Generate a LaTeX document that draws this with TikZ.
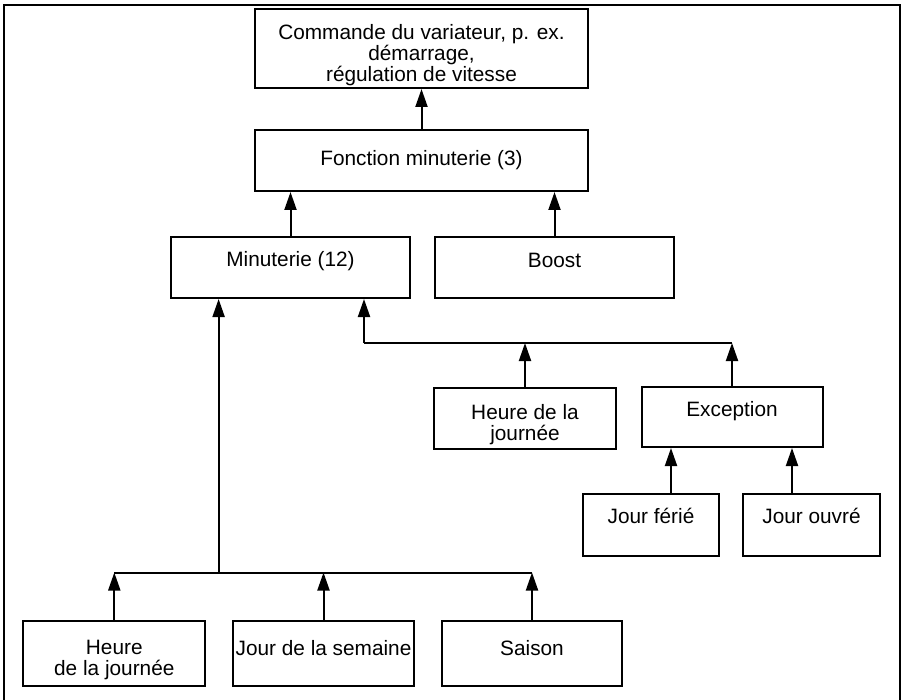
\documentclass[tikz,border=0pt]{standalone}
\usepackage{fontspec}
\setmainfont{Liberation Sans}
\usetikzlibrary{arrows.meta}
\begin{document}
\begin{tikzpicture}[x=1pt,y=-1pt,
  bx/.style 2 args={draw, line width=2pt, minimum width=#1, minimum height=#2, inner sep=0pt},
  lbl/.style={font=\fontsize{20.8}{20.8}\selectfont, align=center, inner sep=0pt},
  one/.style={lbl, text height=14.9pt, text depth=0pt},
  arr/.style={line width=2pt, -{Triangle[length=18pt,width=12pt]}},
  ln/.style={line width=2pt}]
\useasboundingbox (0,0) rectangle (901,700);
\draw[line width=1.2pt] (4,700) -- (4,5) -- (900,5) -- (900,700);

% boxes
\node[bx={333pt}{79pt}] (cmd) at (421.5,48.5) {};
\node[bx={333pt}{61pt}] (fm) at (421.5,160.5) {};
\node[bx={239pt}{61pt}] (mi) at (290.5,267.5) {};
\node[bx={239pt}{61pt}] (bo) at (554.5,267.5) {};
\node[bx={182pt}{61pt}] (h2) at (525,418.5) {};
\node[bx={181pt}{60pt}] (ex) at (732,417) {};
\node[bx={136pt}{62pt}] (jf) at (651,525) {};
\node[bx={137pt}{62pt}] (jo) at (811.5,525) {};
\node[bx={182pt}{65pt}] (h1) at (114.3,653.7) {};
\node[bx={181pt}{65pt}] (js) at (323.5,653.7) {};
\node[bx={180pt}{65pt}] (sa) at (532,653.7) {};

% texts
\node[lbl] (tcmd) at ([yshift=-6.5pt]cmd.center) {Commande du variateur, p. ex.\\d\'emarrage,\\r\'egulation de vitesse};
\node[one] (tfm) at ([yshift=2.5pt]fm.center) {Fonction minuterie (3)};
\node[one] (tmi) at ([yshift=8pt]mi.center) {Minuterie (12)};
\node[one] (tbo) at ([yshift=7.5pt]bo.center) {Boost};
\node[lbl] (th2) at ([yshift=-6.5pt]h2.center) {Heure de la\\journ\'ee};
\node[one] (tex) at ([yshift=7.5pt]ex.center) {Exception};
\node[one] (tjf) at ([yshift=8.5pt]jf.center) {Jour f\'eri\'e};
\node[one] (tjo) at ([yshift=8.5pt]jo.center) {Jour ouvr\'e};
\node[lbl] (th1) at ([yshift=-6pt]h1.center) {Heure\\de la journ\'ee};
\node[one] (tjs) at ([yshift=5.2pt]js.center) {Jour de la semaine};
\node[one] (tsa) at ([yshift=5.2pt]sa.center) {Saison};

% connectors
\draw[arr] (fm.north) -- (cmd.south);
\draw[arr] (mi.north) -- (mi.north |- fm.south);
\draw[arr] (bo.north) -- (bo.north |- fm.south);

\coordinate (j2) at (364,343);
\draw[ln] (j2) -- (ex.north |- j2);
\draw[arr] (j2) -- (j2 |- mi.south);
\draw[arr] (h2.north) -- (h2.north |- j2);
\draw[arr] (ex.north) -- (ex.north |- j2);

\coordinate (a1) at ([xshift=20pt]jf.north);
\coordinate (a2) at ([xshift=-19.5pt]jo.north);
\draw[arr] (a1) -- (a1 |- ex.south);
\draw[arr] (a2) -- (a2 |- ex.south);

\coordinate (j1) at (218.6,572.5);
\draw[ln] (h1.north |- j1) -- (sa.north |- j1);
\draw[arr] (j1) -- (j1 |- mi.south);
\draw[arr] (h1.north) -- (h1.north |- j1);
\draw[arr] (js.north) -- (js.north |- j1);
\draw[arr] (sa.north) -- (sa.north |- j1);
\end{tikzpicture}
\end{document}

----------

Reproduce all of the material above word for word. Omit the pictures.

◆ Written answer:
Generate a LaTeX document that draws this with TikZ.
\documentclass[tikz,border=0pt]{standalone}
\usepackage{fontspec}
\setmainfont{Liberation Sans}
\usetikzlibrary{arrows.meta}
\begin{document}
\begin{tikzpicture}[x=1pt,y=-1pt,
  bx/.style 2 args={draw, line width=2pt, minimum width=#1, minimum height=#2, inner sep=0pt},
  lbl/.style={font=\fontsize{20.8}{20.8}\selectfont, align=center, inner sep=0pt},
  one/.style={lbl, text height=14.9pt, text depth=0pt},
  arr/.style={line width=2pt, -{Triangle[length=18pt,width=12pt]}},
  ln/.style={line width=2pt}]
\useasboundingbox (0,0) rectangle (901,700);
\draw[line width=1.2pt] (4,700) -- (4,5) -- (900,5) -- (900,700);

% boxes
\node[bx={333pt}{79pt}] (cmd) at (421.5,48.5) {};
\node[bx={333pt}{61pt}] (fm) at (421.5,160.5) {};
\node[bx={239pt}{61pt}] (mi) at (290.5,267.5) {};
\node[bx={239pt}{61pt}] (bo) at (554.5,267.5) {};
\node[bx={182pt}{61pt}] (h2) at (525,418.5) {};
\node[bx={181pt}{60pt}] (ex) at (732,417) {};
\node[bx={136pt}{62pt}] (jf) at (651,525) {};
\node[bx={137pt}{62pt}] (jo) at (811.5,525) {};
\node[bx={182pt}{65pt}] (h1) at (114.3,653.7) {};
\node[bx={181pt}{65pt}] (js) at (323.5,653.7) {};
\node[bx={180pt}{65pt}] (sa) at (532,653.7) {};

% texts
\node[lbl] (tcmd) at ([yshift=-6.5pt]cmd.center) {Commande du variateur, p. ex.\\d\'emarrage,\\r\'egulation de vitesse};
\node[one] (tfm) at ([yshift=2.5pt]fm.center) {Fonction minuterie (3)};
\node[one] (tmi) at ([yshift=8pt]mi.center) {Minuterie (12)};
\node[one] (tbo) at ([yshift=7.5pt]bo.center) {Boost};
\node[lbl] (th2) at ([yshift=-6.5pt]h2.center) {Heure de la\\journ\'ee};
\node[one] (tex) at ([yshift=7.5pt]ex.center) {Exception};
\node[one] (tjf) at ([yshift=8.5pt]jf.center) {Jour f\'eri\'e};
\node[one] (tjo) at ([yshift=8.5pt]jo.center) {Jour ouvr\'e};
\node[lbl] (th1) at ([yshift=-6pt]h1.center) {Heure\\de la journ\'ee};
\node[one] (tjs) at ([yshift=5.2pt]js.center) {Jour de la semaine};
\node[one] (tsa) at ([yshift=5.2pt]sa.center) {Saison};

% connectors
\draw[arr] (fm.north) -- (cmd.south);
\draw[arr] (mi.north) -- (mi.north |- fm.south);
\draw[arr] (bo.north) -- (bo.north |- fm.south);

\coordinate (j2) at (364,343);
\draw[ln] (j2) -- (ex.north |- j2);
\draw[arr] (j2) -- (j2 |- mi.south);
\draw[arr] (h2.north) -- (h2.north |- j2);
\draw[arr] (ex.north) -- (ex.north |- j2);

\coordinate (a1) at ([xshift=20pt]jf.north);
\coordinate (a2) at ([xshift=-19.5pt]jo.north);
\draw[arr] (a1) -- (a1 |- ex.south);
\draw[arr] (a2) -- (a2 |- ex.south);

\coordinate (j1) at (218.6,572.5);
\draw[ln] (h1.north |- j1) -- (sa.north |- j1);
\draw[arr] (j1) -- (j1 |- mi.south);
\draw[arr] (h1.north) -- (h1.north |- j1);
\draw[arr] (js.north) -- (js.north |- j1);
\draw[arr] (sa.north) -- (sa.north |- j1);
\end{tikzpicture}
\end{document}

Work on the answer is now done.